Para os trabalhadores, o TRT de São Paulo repassou um total de R$ 1,9 milhão. O restante levantado ficou com a União (R$ 2,5 milhões) - quase tudo de contribuição previdenciária - e com peritos (R$ 21 mil).
Um ex-funcionário da Eletropaulo conseguiu levantar R$ 170 mil de um processo ajuizado em 1995. “Ele nem acreditou. O valor estava esquecido, por descuido”, diz a advogada Marina Pincherle Fantauzzi, que atua com a recuperação de créditos. “Às vezes para a empresa não faz a menor diferença. Mas para um trabalhador faz”, afirma.
No TRT da Bahia, já havia desde 2018 um projeto que buscava identificar a existência de saldo em contas judiciais de processos arquivados. Em 2019, foi ajustado e criou-se o Grupo de Trabalho Projeto Garimpo. Por meio do trabalho, identificou-se que a maior parte dos valores existentes nas contas judiciais se refere a saldos a serem devolvidos ao empregador, que sobraram na conta após a quitação dos créditos do empregado.

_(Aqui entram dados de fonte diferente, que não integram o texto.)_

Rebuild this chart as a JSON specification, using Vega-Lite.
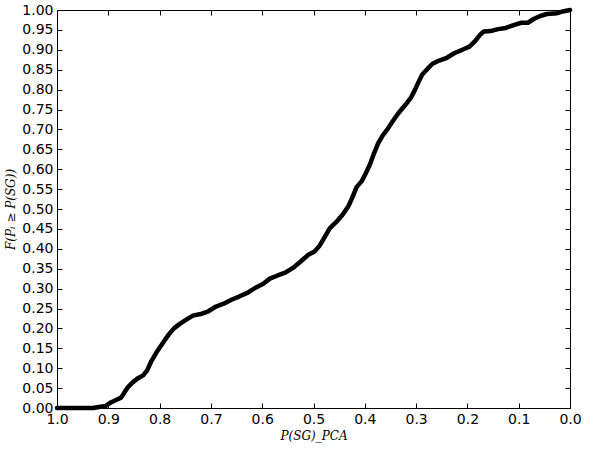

Cada tribunal estabeleceu um valor mínimo para o trabalho. Na Bahia, ficou em R$ 100. Em Goiás, em R$ 50. No TRT goiano foram localizadas 22 mil contas com até esse valor, em um total de R$ 152 mil. Tudo será repassado ao governo federal.
Todo o trabalho é regulamentado pelo Ato Conjunto nº 1, de fevereiro de 2019, editado pelo Conselho Superior da Justiça do Trabalho e que dispõe sobre o tratamento dos depósitos judiciais de processos arquivados. Pela norma, se os valores encontrados não forem resgatados em dez anos, serão destinados à União. Além disso, a partir da norma, nenhum processo pode ser arquivado se houver conta judicial com valor disponível.

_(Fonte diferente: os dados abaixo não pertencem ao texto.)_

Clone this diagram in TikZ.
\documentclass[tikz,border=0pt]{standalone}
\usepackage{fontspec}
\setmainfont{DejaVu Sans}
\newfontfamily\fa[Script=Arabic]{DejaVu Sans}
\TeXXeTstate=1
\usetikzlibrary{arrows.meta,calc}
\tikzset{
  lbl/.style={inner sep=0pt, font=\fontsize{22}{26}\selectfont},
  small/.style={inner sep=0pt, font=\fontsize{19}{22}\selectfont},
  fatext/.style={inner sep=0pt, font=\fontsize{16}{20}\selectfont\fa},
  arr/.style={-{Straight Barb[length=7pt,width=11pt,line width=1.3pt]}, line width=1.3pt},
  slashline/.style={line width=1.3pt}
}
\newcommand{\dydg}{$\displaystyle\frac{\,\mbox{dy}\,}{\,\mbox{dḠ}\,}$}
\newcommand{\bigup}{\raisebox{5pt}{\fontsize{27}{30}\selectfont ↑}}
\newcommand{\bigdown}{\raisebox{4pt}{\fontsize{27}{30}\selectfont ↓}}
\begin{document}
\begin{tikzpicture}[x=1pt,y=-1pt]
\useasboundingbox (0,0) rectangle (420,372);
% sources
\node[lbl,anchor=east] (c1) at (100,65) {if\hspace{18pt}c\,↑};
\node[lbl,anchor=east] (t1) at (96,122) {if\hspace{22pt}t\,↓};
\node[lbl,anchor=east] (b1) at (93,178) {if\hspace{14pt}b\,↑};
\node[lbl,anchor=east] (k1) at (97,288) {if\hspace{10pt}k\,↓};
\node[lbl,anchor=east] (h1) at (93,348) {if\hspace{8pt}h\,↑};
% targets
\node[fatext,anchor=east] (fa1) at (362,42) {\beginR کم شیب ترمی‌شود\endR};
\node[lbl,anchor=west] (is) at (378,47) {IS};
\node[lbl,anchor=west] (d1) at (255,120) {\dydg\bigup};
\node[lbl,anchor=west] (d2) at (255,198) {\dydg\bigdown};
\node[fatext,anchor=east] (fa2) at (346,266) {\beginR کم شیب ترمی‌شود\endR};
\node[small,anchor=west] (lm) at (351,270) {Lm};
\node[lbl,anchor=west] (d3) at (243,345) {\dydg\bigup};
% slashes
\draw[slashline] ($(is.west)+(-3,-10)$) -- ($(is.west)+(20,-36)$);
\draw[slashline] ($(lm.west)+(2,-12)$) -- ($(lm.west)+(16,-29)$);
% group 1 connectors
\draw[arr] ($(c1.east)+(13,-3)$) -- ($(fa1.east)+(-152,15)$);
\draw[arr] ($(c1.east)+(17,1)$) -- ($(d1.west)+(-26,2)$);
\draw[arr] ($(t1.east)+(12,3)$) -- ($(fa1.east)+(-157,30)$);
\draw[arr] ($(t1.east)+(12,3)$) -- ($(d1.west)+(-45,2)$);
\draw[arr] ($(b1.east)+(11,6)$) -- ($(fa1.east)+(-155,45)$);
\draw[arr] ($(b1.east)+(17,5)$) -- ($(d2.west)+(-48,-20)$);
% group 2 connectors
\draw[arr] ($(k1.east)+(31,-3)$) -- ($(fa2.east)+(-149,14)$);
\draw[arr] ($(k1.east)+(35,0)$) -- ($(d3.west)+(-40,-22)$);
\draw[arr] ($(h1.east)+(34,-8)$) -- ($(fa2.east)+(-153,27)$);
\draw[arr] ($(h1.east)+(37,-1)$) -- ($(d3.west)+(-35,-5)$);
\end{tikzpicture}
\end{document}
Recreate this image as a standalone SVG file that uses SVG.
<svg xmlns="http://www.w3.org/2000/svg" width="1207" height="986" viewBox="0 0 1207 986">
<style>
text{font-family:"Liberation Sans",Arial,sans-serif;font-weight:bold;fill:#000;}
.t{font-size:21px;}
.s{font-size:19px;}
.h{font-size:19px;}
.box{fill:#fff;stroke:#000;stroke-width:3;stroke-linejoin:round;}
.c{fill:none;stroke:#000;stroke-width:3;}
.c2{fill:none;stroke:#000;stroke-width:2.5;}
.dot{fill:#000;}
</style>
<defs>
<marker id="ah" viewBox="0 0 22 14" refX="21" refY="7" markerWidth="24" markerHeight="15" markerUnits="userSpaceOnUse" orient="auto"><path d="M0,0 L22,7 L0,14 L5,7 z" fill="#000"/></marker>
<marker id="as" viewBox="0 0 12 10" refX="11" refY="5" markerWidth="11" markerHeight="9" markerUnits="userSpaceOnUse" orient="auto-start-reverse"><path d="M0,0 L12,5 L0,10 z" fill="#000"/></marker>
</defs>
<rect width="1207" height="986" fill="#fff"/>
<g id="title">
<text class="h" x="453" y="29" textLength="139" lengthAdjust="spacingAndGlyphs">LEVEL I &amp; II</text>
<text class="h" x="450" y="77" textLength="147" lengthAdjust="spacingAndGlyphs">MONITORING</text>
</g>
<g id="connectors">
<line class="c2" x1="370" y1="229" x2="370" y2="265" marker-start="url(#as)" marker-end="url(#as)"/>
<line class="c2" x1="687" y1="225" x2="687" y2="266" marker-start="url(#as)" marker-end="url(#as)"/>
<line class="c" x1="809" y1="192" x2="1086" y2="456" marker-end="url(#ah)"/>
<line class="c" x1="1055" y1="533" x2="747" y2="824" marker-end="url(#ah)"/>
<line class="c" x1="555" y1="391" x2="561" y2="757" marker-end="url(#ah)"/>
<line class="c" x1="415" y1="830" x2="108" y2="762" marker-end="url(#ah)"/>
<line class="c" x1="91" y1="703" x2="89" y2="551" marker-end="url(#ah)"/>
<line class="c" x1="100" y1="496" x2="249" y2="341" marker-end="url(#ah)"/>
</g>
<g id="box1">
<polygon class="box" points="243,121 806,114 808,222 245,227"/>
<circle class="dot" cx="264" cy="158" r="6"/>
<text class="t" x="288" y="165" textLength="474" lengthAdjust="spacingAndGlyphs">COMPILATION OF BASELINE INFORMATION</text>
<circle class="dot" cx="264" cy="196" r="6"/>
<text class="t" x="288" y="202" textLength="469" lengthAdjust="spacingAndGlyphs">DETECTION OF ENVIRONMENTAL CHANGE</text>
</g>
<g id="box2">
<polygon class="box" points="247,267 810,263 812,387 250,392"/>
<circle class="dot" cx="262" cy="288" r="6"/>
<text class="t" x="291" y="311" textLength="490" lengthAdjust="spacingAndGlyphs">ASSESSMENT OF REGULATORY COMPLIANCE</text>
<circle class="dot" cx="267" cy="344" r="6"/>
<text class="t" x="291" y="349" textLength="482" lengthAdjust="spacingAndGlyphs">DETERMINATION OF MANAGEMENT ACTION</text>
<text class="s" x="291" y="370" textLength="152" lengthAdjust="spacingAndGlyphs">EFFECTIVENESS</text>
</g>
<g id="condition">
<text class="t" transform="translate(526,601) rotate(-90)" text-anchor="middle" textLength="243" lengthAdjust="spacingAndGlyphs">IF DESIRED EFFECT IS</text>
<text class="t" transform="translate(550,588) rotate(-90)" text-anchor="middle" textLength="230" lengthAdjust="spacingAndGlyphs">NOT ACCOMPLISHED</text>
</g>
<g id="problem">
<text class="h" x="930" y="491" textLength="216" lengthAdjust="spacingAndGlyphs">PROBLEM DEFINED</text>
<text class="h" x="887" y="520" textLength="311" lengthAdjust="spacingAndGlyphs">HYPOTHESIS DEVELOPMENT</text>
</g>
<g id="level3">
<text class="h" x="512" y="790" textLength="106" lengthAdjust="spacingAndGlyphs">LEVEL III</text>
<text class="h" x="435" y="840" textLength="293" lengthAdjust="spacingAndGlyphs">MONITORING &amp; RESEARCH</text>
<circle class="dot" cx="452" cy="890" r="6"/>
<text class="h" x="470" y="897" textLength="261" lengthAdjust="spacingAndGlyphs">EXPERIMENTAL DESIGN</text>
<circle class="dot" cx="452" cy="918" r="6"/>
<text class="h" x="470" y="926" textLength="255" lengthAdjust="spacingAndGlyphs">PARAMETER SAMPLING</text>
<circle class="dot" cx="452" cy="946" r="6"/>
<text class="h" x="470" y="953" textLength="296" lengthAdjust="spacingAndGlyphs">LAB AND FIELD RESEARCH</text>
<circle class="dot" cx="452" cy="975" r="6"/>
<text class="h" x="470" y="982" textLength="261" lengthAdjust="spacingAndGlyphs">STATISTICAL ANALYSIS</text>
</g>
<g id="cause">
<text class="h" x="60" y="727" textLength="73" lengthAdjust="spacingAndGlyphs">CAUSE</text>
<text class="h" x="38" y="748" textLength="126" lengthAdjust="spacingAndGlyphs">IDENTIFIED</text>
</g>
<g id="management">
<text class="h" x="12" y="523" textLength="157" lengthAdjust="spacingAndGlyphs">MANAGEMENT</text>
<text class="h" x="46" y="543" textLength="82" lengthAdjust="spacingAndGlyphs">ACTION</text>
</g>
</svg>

Entusiasta do projeto, o advogado paranaense Gustavo Possamai reclama, porém, do fato de alguns regionais não terem incluído, entre os valores, os depósitos recursais. “É um absurdo. O Projeto Garimpo fala em contas judiciais, todas vinculadas aos processos, e não exclui o depósito recursal”, afirma ele, que faz esse trabalho de recuperação de recursos para empresas há mais de uma década. “Foi [o projeto] um grande avanço.”